Christmas is once again a distant memory - we’ve taken down our trees, put away the decorations and Britain’s festive market stalls have closed until they are dusted off once again at the end of this year. We’ve seen big changes in the last decade in Christmas markets; an increase in number, duration, size, and ultimately popularity, but the key question still remains – are Christmas markets having a significant impact on footfall levels?
Using LDC’s proprietary software in combination with our extensive network of footfall devices installed across the country, we can calculate visitor numbers for locations and analyse trends in these locations during the festive period last year (2018) compared to 2017.
Since Manchester opened the first German Christmas market in the UK back in 1999, more and more cities have opened their own versions, with over 100 operating across the country in 2018. The German chalet-style cabins now operate in smaller towns where the aromas of mulled wine and roasted chestnuts drifting through the air attracts customers in droves. These markets are not only frequented by local residents but are renowned across the continent as some of the best in Europe and regularly appear on the list of Europe’s Top 20 Christmas markets on travel website EuropeanBestDestinations.com.
But what impact are they actually having?
To understand the impact of these famed markets on footfall, we took a sample of Britain’s best Christmas markets in a variety of regions across the country. The sample we selected includes:
- Hyde Park in London (Winter Wonderland)
The good news
Compared to the average daily footfall across 2018, footfall increased considerably while the festive markets were taking place. On average across our sample locations we saw a 7.9% increase in footfall compared to the daily average for the whole year.
We tend to see an uplift in footfall in the Christmas period regardless of whether a festive market is taking place due to the obvious increase in shopping at Christmas. Across similar sized towns to our sample which had no Christmas market, footfall increased by 6% during the Christmas period, which shows that the markets do increase pedestrian traffic levels by a further 1.9%.
As can be seen from Figure 1, the majority of sample locations enjoyed a significant increase in footfall for the duration of the Christmas market with the biggest increase seen in Manchester, which saw a 15.7% uplift. If designed effectively, a Christmas market can significantly boost sales for local retailers as well as the market stallholders. Visitors tend to spend at the market stalls and then subsequently make additional purchases in nearby shops and cafes - a win-win situation.
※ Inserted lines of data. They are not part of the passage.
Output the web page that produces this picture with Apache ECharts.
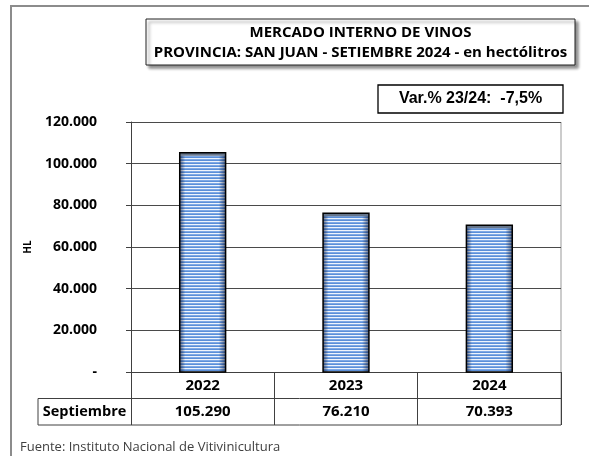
<!DOCTYPE html>
<html>
<head>
<meta charset="utf-8">
<script src="https://cdn.jsdelivr.net/npm/echarts@6/dist/echarts.min.js"></script>
<style>
  html, body { margin: 0; padding: 0; background: #fff; }
  #chart { width: 589px; height: 456px; }
</style>
</head>
<body>
<div id="chart"></div>
<script>
// datos
const years = ['2022', '2023', '2024'];
const septiembre = [105290, 76210, 70393];
const yTicks = [0, 20000, 40000, 60000, 80000, 100000, 120000];
const titleLines = ['MERCADO INTERNO DE VINOS', 'PROVINCIA: SAN JUAN - SETIEMBRE 2024 - en hectólitros'];
const varText = 'Var.% 23/24:  -7,5%';
const rowLabel = 'Septiembre';
const source = 'Fuente: Instituto Nacional de Vitivinicultura';

const fmt = (v) => (v === 0 ? '-' : String(v).replace(/\B(?=(\d{3})+(?!\d))/g, '.'));

// trama de rayas horizontales para las barras
const stripe = document.createElement('canvas');
stripe.width = 4;
stripe.height = 3;
const sctx = stripe.getContext('2d');
['#7ea9e6', '#5b8fd8', '#eef4fc'].forEach((c, i) => {
  sctx.fillStyle = c;
  sctx.fillRect(0, i, 4, 1);
});

const chart = echarts.init(document.getElementById('chart'));

chart.setOption({
  animation: false,
  textStyle: { fontFamily: 'Open Sans' },
  grid: { left: 131, right: 28, top: 122, bottom: 84 },
  xAxis: {
    type: 'category',
    data: years,
    axisLine: { lineStyle: { color: '#404040', width: 1 } },
    axisTick: { show: true, inside: false, length: 53, lineStyle: { color: '#404040' } },
    axisLabel: {
      margin: 0,
      color: '#000',
      fontWeight: 'bold',
      fontSize: 15,
      lineHeight: 26.5,
      formatter(value, idx) {
        return value + '\n' + fmt(septiembre[idx]);
      },
    },
  },
  yAxis: {
    type: 'value',
    min: yTicks[0],
    max: yTicks[yTicks.length - 1],
    interval: 20000,
    name: 'HL',
    nameLocation: 'middle',
    nameRotate: 90,
    nameGap: 98,
    nameTextStyle: { fontSize: 10, fontWeight: 'bold', color: '#000' },
    axisLine: { show: true, lineStyle: { color: '#404040' } },
    axisTick: { show: true, length: 5, lineStyle: { color: '#404040' } },
    splitLine: { lineStyle: { color: '#4a4a4a', width: 1 } },
    axisLabel: {
      margin: 34,
      color: '#000',
      fontWeight: 'bold',
      fontSize: 14,
      formatter: fmt,
    },
  },
  series: [{
    type: 'custom',
    data: septiembre.map((v, i) => [i, v]),
    renderItem(params, api) {
      const top = api.coord([api.value(0), api.value(1)]);
      const base = api.coord([api.value(0), 0]);
      const w = api.size([1, 0])[0] * 0.32;
      const x = top[0] - w / 2;
      const h = base[1] - top[1];
      return {
        type: 'group',
        children: [
          {
            type: 'rect',
            shape: { x, y: top[1], width: w, height: h },
            style: { fill: { image: stripe, repeat: 'repeat' } },
          },
          {
            type: 'rect',
            shape: { x, y: top[1], width: w, height: h },
            style: {
              fill: new echarts.graphic.LinearGradient(0, 0, 1, 0, [
                { offset: 0, color: 'rgba(10,20,50,0.6)' },
                { offset: 0.12, color: 'rgba(10,20,50,0)' },
                { offset: 0.85, color: 'rgba(10,20,50,0)' },
                { offset: 1, color: 'rgba(10,20,50,0.6)' },
              ]),
            },
          },
          {
            type: 'rect',
            shape: { x, y: top[1], width: w, height: 3 },
            style: { fill: '#66768c' },
          },
          {
            type: 'rect',
            shape: { x, y: top[1], width: w, height: h },
            style: { fill: 'none', stroke: '#000', lineWidth: 1.5 },
          },
        ],
      };
    },
  }],
  graphic: [
    // marco exterior
    { type: 'rect', shape: { x: 11, y: 6, width: 600, height: 480 },
      style: { fill: 'none', stroke: '#8c8c8c', lineWidth: 2 }, z: 0 },
    // recuadro del título
    { type: 'rect', shape: { x: 146, y: 19, width: 429, height: 46 },
      style: { fill: '#fff', stroke: '#222', lineWidth: 1,
        shadowBlur: 3, shadowOffsetX: 3, shadowOffsetY: 3, shadowColor: 'rgba(0,0,0,0.45)' } },
    { type: 'text', x: 360.5, y: 33, style: { text: titleLines[0], fontFamily: 'Open Sans',
      fontSize: 15, fontWeight: 'bold', fill: '#000', align: 'center', verticalAlign: 'middle' } },
    { type: 'text', x: 360.5, y: 53, style: { text: titleLines[1], fontFamily: 'Open Sans',
      fontSize: 15, fontWeight: 'bold', fill: '#000', align: 'center', verticalAlign: 'middle' } },
    // variación
    { type: 'rect', shape: { x: 378, y: 85, width: 185, height: 28 },
      style: { fill: '#fff', stroke: '#000', lineWidth: 1.3 } },
    { type: 'text', x: 470.5, y: 99, style: { text: varText, fontFamily: 'Liberation Sans',
      fontSize: 16, fontWeight: 'bold', fill: '#000', align: 'center', verticalAlign: 'middle' } },
    // borde derecho del área de trazado
    { type: 'line', shape: { x1: 561, y1: 122, x2: 561, y2: 425 },
      style: { stroke: '#999', lineWidth: 1 } },
    // tabla de datos
    { type: 'line', shape: { x1: 38, y1: 398.5, x2: 561, y2: 398.5 },
      style: { stroke: '#404040', lineWidth: 1 } },
    { type: 'line', shape: { x1: 38, y1: 425, x2: 561, y2: 425 },
      style: { stroke: '#404040', lineWidth: 1 } },
    { type: 'line', shape: { x1: 38, y1: 398.5, x2: 38, y2: 425 },
      style: { stroke: '#404040', lineWidth: 1 } },
    { type: 'text', x: 84.5, y: 412, style: { text: rowLabel, fontFamily: 'Open Sans',
      fontSize: 14.5, fontWeight: 'bold', fill: '#000', align: 'center', verticalAlign: 'middle' } },
    // fuente
    { type: 'text', x: 20, y: 447, style: { text: source, fontFamily: 'Open Sans',
      fontSize: 13, fill: '#404040', align: 'left', verticalAlign: 'middle' } },
  ],
});
</script>
</body>
</html>
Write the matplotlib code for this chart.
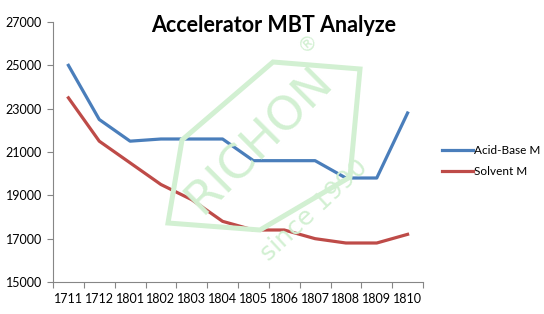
import matplotlib
matplotlib.use('Agg')
import matplotlib.pyplot as plt
from matplotlib.patches import Polygon

plt.rcParams['font.family'] = ['Lato', 'DejaVu Sans']

categories = ['1711', '1712', '1801', '1802', '1803', '1804',
              '1805', '1806', '1807', '1808', '1809', '1810']
acid_base = [25000, 22500, 21500, 21600, 21600, 21600,
             20600, 20600, 20600, 19800, 19800, 22800]
solvent = [23500, 21500, 20500, 19500, 18800, 17800,
           17400, 17400, 17000, 16800, 16800, 17200]
y_ticks = [15000, 17000, 19000, 21000, 23000, 25000, 27000]

W, H = 544, 314
WM = '#D2F0D2'


def px(x, y):
    """ pixel coords -> figure fraction """
    return x / W, 1 - y / H


fig = plt.figure(figsize=(W / 100, H / 100), dpi=100)
ax = fig.add_axes([53 / W, 1 - 282 / H, (423 - 53) / W, (282 - 22) / H])

x = list(range(len(categories)))
ax.plot(x, acid_base, color='#4A7EBB', linewidth=2.3, label='Acid-Base M', zorder=3)
ax.plot(x, solvent, color='#BE4B48', linewidth=2.3, label='Solvent M', zorder=3)

ax.set_xlim(-0.5, len(categories) - 0.5)
ax.set_ylim(15000, 27000)
ax.set_yticks(y_ticks)
ax.set_yticklabels([str(v) for v in y_ticks], fontsize=9)
ax.set_xticks([i - 0.5 for i in range(len(categories) + 1)])
ax.set_xticklabels([])
ax.set_xticks(x, minor=True)
ax.set_xticklabels(categories, minor=True, fontsize=9)
ax.tick_params(axis='x', which='major', direction='out', length=4, color='#868686')
ax.tick_params(axis='x', which='minor', length=0, pad=8)
ax.tick_params(axis='y', direction='out', length=4, color='#868686', pad=4)
for side in ['top', 'right']:
    ax.spines[side].set_visible(False)
for side in ['left', 'bottom']:
    ax.spines[side].set_color('#868686')
ax.patch.set_alpha(0)

fig.text(*px(274, 25), 'Accelerator MBT Analyze', fontsize=15.5, fontweight='bold',
         ha='center', va='center')

fig.legend(loc='center left', bbox_to_anchor=px(442, 161), frameon=False,
           borderaxespad=0, borderpad=0, fontsize=8.5, handlelength=2.6,
           handletextpad=0.15, labelspacing=0.9)

# watermark
hexagon = [(273, 62), (360, 69), (350, 177), (260, 230), (168, 223), (182, 140)]
fig.patches.append(Polygon([px(a, b) for a, b in hexagon], closed=True, fill=False,
                           edgecolor=WM, linewidth=3.6, joinstyle='miter',
                           transform=fig.transFigure, zorder=0))
fig.text(*px(259, 141), 'RICHON', fontsize=34, color=WM, rotation=45,
         ha='center', va='center', family='DejaVu Sans', zorder=0)
fig.text(*px(314, 210), 'since 1990', fontsize=18, color=WM, rotation=43,
         ha='center', va='center', family='DejaVu Sans', zorder=0)
fig.text(*px(308, 43), '®', fontsize=14, color=WM, rotation=42,
         ha='center', va='center', family='DejaVu Sans', zorder=0)

fig.savefig('out.png', dpi=100)
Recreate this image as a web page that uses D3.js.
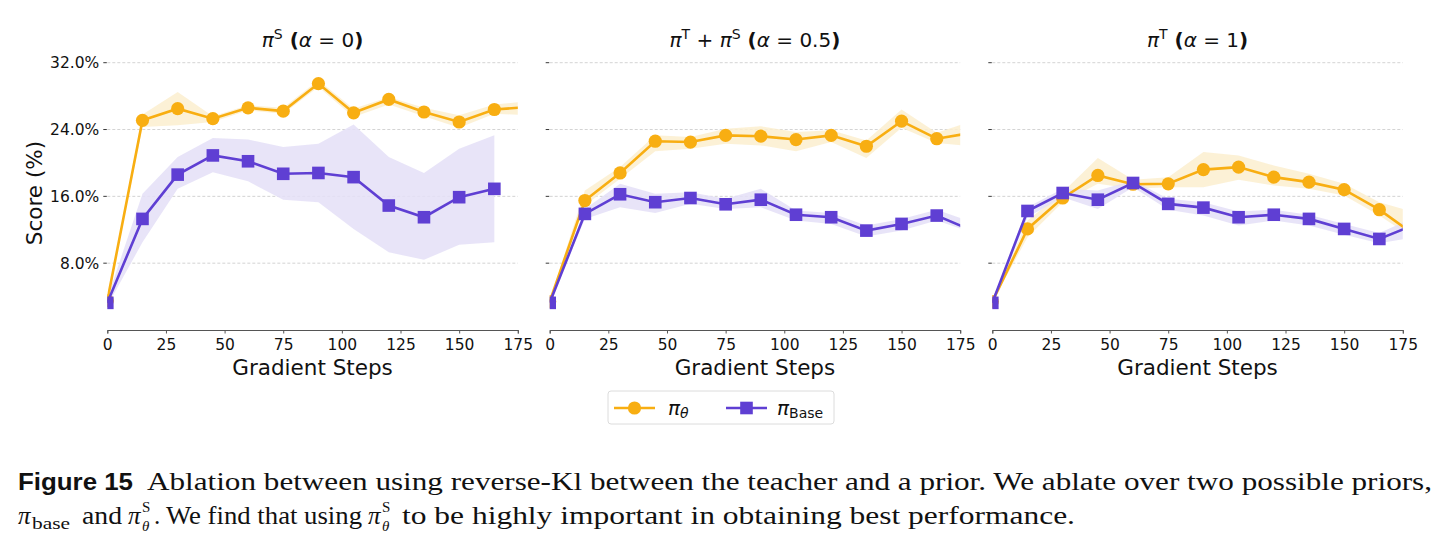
<!DOCTYPE html>
<html lang="en">
<head>
<meta charset="UTF-8">
<title>Figure 15</title>
<script src="https://d3js.org/d3.v7.min.js"></script>
<style>
  body { margin: 0; background: #fff; }
  svg text { font-family: "DejaVu Sans", sans-serif; fill: #111; }
</style>
</head>
<body>
<div class="canvas"></div>
<script>
// ---- data (score %) ----
const steps = [0, 15, 30, 45, 60, 75, 90, 105, 120, 135, 150, 165, 180];
const yTicks = [8, 16, 24, 32];
const xTicks = [0, 25, 50, 75, 100, 125, 150, 175];

// alpha = 0
const thetaA0      = [3.5, 25.1, 26.5, 25.3, 26.6, 26.2, 29.5, 26.0, 27.6, 26.1, 24.9, 26.4, 26.7];
const thetaA0Hi    = [3.6, 25.8, 28.5, 25.6, 26.9, 26.6, 29.9, 26.5, 27.9, 26.6, 25.7, 27.0, 27.4];
const thetaA0Lo    = [3.4, 24.3, 24.5, 24.9, 26.3, 25.9, 29.1, 25.5, 27.0, 25.6, 24.2, 25.9, 25.7];
const baseA0       = [3.25, 13.3, 18.6, 20.9, 20.2, 18.7, 18.8, 18.3, 14.9, 13.5, 15.9, 16.9];
const baseA0Hi     = [3.8, 16.3, 20.7, 23.0, 22.8, 21.9, 22.3, 24.6, 20.7, 18.8, 21.7, 23.3];
const baseA0Lo     = [2.9, 10.5, 16.9, 18.9, 17.8, 15.6, 15.3, 12.1, 9.3, 8.4, 10.2, 10.5];

// alpha = 0.5
const thetaA05     = [3.4, 15.5, 18.8, 22.6, 22.5, 23.3, 23.2, 22.8, 23.3, 22.0, 25.0, 22.9, 23.6];
const thetaA05Hi   = [3.5, 16.7, 19.5, 23.3, 23.1, 24.1, 24.4, 23.7, 23.9, 22.7, 26.4, 23.6, 25.0];
const thetaA05Lo   = [3.3, 14.9, 18.1, 21.4, 21.7, 22.3, 22.1, 21.4, 22.5, 20.6, 24.2, 22.4, 22.0];
const baseA05      = [3.25, 13.9, 16.25, 15.3, 15.8, 15.05, 15.6, 13.8, 13.5, 11.9, 12.7, 13.7, 11.9];
const baseA05Hi    = [3.4, 14.5, 17.5, 16.3, 16.5, 15.7, 16.9, 14.3, 14.0, 12.5, 13.3, 14.4, 12.9];
const baseA05Lo    = [3.1, 13.3, 14.7, 14.0, 15.1, 14.5, 14.7, 13.1, 12.7, 11.2, 11.9, 13.1, 11.7];

// alpha = 1
const thetaA1      = [3.4, 12.1, 15.8, 18.5, 17.45, 17.5, 19.2, 19.5, 18.3, 17.7, 16.8, 14.4, 11.4];
const thetaA1Hi    = [3.5, 13.1, 16.5, 20.6, 18.0, 18.3, 21.3, 20.9, 19.7, 18.7, 17.5, 15.3, 14.1];
const thetaA1Lo    = [3.3, 11.1, 15.3, 17.5, 16.9, 17.1, 17.1, 18.0, 17.3, 16.9, 16.1, 13.7, 10.9];
const baseA1       = [3.25, 14.25, 16.4, 15.6, 17.6, 15.1, 14.65, 13.5, 13.8, 13.3, 12.1, 10.9, 12.6];
const baseA1Hi     = [3.4, 14.7, 16.9, 16.7, 17.9, 15.7, 15.3, 14.2, 14.4, 13.8, 12.7, 11.6, 13.5];
const baseA1Lo     = [3.1, 13.5, 15.9, 14.5, 17.1, 14.4, 13.7, 12.5, 13.1, 12.5, 11.4, 10.4, 11.1];

const ORANGE = '#f8ae12';
const PURPLE = '#5f3fd3';

const panels = [
  { title: [['π', 'i'], ['S', 'sup'], [' (', 'b'], ['α', 'i'], [' = 0', 'n'], [')', 'b']],
    theta: [thetaA0, thetaA0Hi, thetaA0Lo], base: [baseA0, baseA0Hi, baseA0Lo] },
  { title: [['π', 'i'], ['T', 'sup'], [' + ', 'n'], ['π', 'i'], ['S', 'sup'], [' (', 'b'], ['α', 'i'], [' = 0.5', 'n'], [')', 'b']],
    theta: [thetaA05, thetaA05Hi, thetaA05Lo], base: [baseA05, baseA05Hi, baseA05Lo] },
  { title: [['π', 'i'], ['T', 'sup'], [' (', 'b'], ['α', 'i'], [' = 1', 'n'], [')', 'b']],
    theta: [thetaA1, thetaA1Hi, thetaA1Lo], base: [baseA1, baseA1Hi, baseA1Lo] }
];

const width = 1446, height = 547;
const lefts = [107.3, 549.7, 992.3];
const pw = 410.5;
const plotTop = 62.7, plotBottom = 330;

const svg = d3.select('.canvas').append('svg')
  .attr('width', width).attr('height', height);

const y = d3.scaleLinear().domain([0, 32]).range([plotBottom, plotTop]);

panels.forEach((p, i) => {
  const x = d3.scaleLinear().domain([0, 175]).range([0, pw]);
  const g = svg.append('g').attr('transform', `translate(${lefts[i]},0)`);

  // grid + y ticks
  g.selectAll('.grid').data(yTicks).enter().append('line')
    .attr('x1', 0).attr('x2', pw)
    .attr('y1', d => y(d)).attr('y2', d => y(d))
    .attr('stroke', '#c8c8c8').attr('stroke-width', 0.8)
    .attr('stroke-dasharray', '3,2');
  g.selectAll('.yt').data(yTicks).enter().append('line')
    .attr('x1', -4).attr('x2', -0.5)
    .attr('y1', d => y(d)).attr('y2', d => y(d))
    .attr('stroke', '#222').attr('stroke-width', 0.9);
  if (i === 0) {
    g.selectAll('.yl').data(yTicks).enter().append('text')
      .attr('x', -8).attr('y', d => y(d)).attr('dy', '0.36em')
      .attr('text-anchor', 'end').attr('font-size', 15.5)
      .text(d => d.toFixed(1) + '%');
    svg.append('text')
      .attr('transform', `translate(42,193) rotate(-90)`)
      .attr('text-anchor', 'middle').attr('font-size', 21.5)
      .text('Score (%)');
  }

  // x axis
  const xAxis = d3.axisBottom(x).tickValues(xTicks).tickSize(3.5).tickPadding(5.5);
  const ax = g.append('g').attr('transform', `translate(0,${plotBottom})`).call(xAxis);
  ax.select('.domain').attr('stroke', '#555').attr('stroke-width', 1);
  ax.selectAll('.tick line').attr('stroke', '#555');
  ax.selectAll('.tick text').attr('font-size', 15.5).attr('font-family', '"DejaVu Sans", sans-serif').attr('fill', '#111');
  g.append('text').attr('x', pw / 2).attr('y', 375)
    .attr('text-anchor', 'middle').attr('font-size', 21.5).text('Gradient Steps');

  // title
  const t = g.append('text').attr('x', pw / 2).attr('y', 47)
    .attr('text-anchor', 'middle').attr('font-size', 20);
  p.title.forEach(([s, k], j) => {
    const ts = t.append('tspan').text(s);
    if (k === 'i') ts.attr('font-style', 'italic');
    if (k === 'b') ts.attr('font-weight', 'bold');
    if (k === 'sup') ts.attr('font-size', 14).attr('dy', -8);
    else if (j > 0 && p.title[j - 1][1] === 'sup') ts.attr('dy', 8);
  });

  // clip
  const cid = 'clip' + i;
  g.append('clipPath').attr('id', cid).append('rect')
    .attr('x', 0).attr('y', 0).attr('width', pw).attr('height', plotBottom);
  const plot = g.append('g').attr('clip-path', `url(#${cid})`);

  const series = [
    { d: p.theta, color: ORANGE, fill: '#fcefcf', mark: 'circle' },
    { d: p.base, color: PURPLE, fill: '#e4dff7', mark: 'square' }
  ];
  series.forEach(s => {
    const [v, hi, lo] = s.d;
    const pts = v.map((val, k) => ({ x: steps[k], v: val, hi: hi[k], lo: lo[k] }));
    plot.append('path').datum(pts)
      .attr('fill', s.fill).attr('opacity', 0.85)
      .attr('d', d3.area().x(d => x(d.x)).y0(d => y(d.lo)).y1(d => y(d.hi)));
  });
  series.forEach(s => {
    const [v] = s.d;
    const pts = v.map((val, k) => ({ x: steps[k], v: val }));
    plot.append('path').datum(pts)
      .attr('fill', 'none').attr('stroke', s.color).attr('stroke-width', 2.6)
      .attr('d', d3.line().x(d => x(d.x)).y(d => y(d.v)));
    const mk = pts.filter(d => d.x <= 175);
    if (s.mark === 'circle') {
      plot.selectAll('.c').data(mk).enter().append('circle')
        .attr('cx', d => x(d.x)).attr('cy', d => y(d.v)).attr('r', 6.6)
        .attr('fill', s.color);
    } else {
      plot.selectAll('.s').data(mk).enter().append('rect')
        .attr('x', d => x(d.x) - 6.3).attr('y', d => y(d.v) - 6.3)
        .attr('width', 12.6).attr('height', 12.6)
        .attr('fill', s.color);
    }
  });
});

// legend
const lg = svg.append('g').attr('transform', 'translate(608,391)');
lg.append('rect').attr('width', 226).attr('height', 33).attr('rx', 3)
  .attr('fill', '#fff').attr('stroke', '#dcdcdc').attr('stroke-width', 1);
lg.append('line').attr('x1', 6).attr('x2', 47).attr('y1', 17).attr('y2', 17)
  .attr('stroke', ORANGE).attr('stroke-width', 2.6);
lg.append('circle').attr('cx', 26.5).attr('cy', 17).attr('r', 6.6).attr('fill', ORANGE);
const l1 = lg.append('text').attr('x', 60).attr('y', 24).attr('font-size', 20);
l1.append('tspan').attr('font-style', 'italic').text('π');
l1.append('tspan').attr('font-style', 'italic').attr('font-size', 14).attr('dy', 3).text('θ');
lg.append('line').attr('x1', 118).attr('x2', 159).attr('y1', 17).attr('y2', 17)
  .attr('stroke', PURPLE).attr('stroke-width', 2.6);
lg.append('rect').attr('x', 132.2).attr('y', 10.7).attr('width', 12.6).attr('height', 12.6).attr('fill', PURPLE);
const l2 = lg.append('text').attr('x', 169).attr('y', 24).attr('font-size', 20);
l2.append('tspan').attr('font-style', 'italic').text('π');
l2.append('tspan').attr('font-size', 14).attr('dy', 3).text('Base');

// caption
const serif = '"Liberation Serif", "DejaVu Serif", serif';
const cap = (txt, x, yy, opts = {}) => {
  const el = svg.append('text').attr('x', x).attr('y', yy)
    .style('font-family', opts.family || serif)
    .attr('font-size', opts.size || 25).text(txt);
  if (opts.italic) el.attr('font-style', 'italic');
  if (opts.bold) el.attr('font-weight', 'bold');
  if (opts.len) el.attr('textLength', opts.len).attr('lengthAdjust', 'spacingAndGlyphs');
  return el;
};
cap('Figure 15', 18, 490, { family: '"Liberation Sans", "DejaVu Sans", sans-serif', bold: true, size: 24, len: 115 });
cap('Ablation between using reverse-Kl between the teacher and a prior. We ablate over two possible priors,', 147, 490, { len: 1285 });

cap('π', 18, 524, { italic: true });
cap('base', 32, 529, { size: 17, len: 38 });
cap('and', 82, 524, { len: 40 });
cap('π', 128, 524, { italic: true });
cap('S', 142, 512, { size: 15 });
cap('θ', 142, 531, { size: 15, italic: true });
cap('.', 154, 524);
cap('We find that using', 166, 524, { len: 196 });
cap('π', 368, 524, { italic: true });
cap('S', 382, 512, { size: 15 });
cap('θ', 382, 531, { size: 15, italic: true });
cap('to be highly important in obtaining best performance.', 402, 524, { len: 673 });
</script>
</body>
</html>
The boost in footfall for towns and, more importantly the boost in sales is now more crucial than ever given the current trading conditions and the challenging marketplace.
Christmas market average footfall compared to 2018 average
Figure 1: Comparison of average footfall in these locations during the Christmas markets with the 2018 average (Source: LDC)
The bad news
When comparing footfall in sample locations to the same period in 2017, all locations showed a year-on-year decline in footfall over the dates of their Christmas market, with an average fall of 3.4% from 2017 to 2018. This reflects the increasing difficulty that retailers are facing in attracting shoppers to high streets, with other channels such as online eating into the market share of sales in physical stores. With the ease of online returns, the lure of completing all Christmas shopping from the comfort of your living room is becoming more attractive for consumers. On top of this, data shows that consumer confidence is down, even with the labour market remaining robust, rising living standards and record levels of employment (however I refuse to the mention the B word!).
Percentage change in footfall for sample locations with a Christmas market, 2017 to 2018
Figure 2: Percentage change in average footfall in these locations during the Christmas markets from 2017 to 2018 (Source: LDC)
Is Black Friday cannibalising Christmas retail?
Some people have blamed the poor performance in Christmas trading in recent years on the introduction of Black Friday sales offered now by both online retailers and in physical stores, where consumers can complete their Christmas shopping early while prices are low. Using our footfall data, we can test this hypothesis by seeing how many people are heading for the high street in the Black Friday period compared to Christmas.
Percentage change in footfall on key retail days compared to the daily average for 2018
Figure 3: Average percentage change in footfall compared to the daily average for 2018 across sample locations (Source: LDC)
The data in Figure 3 shows us that, of our sample locations, Black Friday came out on top this year with 27% higher footfall than the daily average for 2018, compared to ‘Super Saturday’- the last Saturday before Christmas where shoppers rush to buy last minute gifts – which showed a 23.9% increase.
Although this may suggest that Black Friday is taking over, these footfall figures actually show that the gap is closing between Super Saturday and Black Friday. In 2018, Black Friday footfall fell -6% and Super Saturday footfall rose +4% compared to 2017 in our sample locations. Perhaps this shows that consumers are beginning to revert back to favour the last-minute Christmas shopping trip, while the spread of Black Friday deals across the full week is resulting in footfall falling on the actual day.
Christmas trading this year was challenging and there really is no silver bullet to fix it. However, the more unique experiences that can be offered to entice consumers to face the bad weather and shop on the high street at Christmas the better. Christmas markets are a great example, but more can be done to offer a different experience as the proliferation of Christmas markets spreads across the country – so the real question is - what will be the next big thing?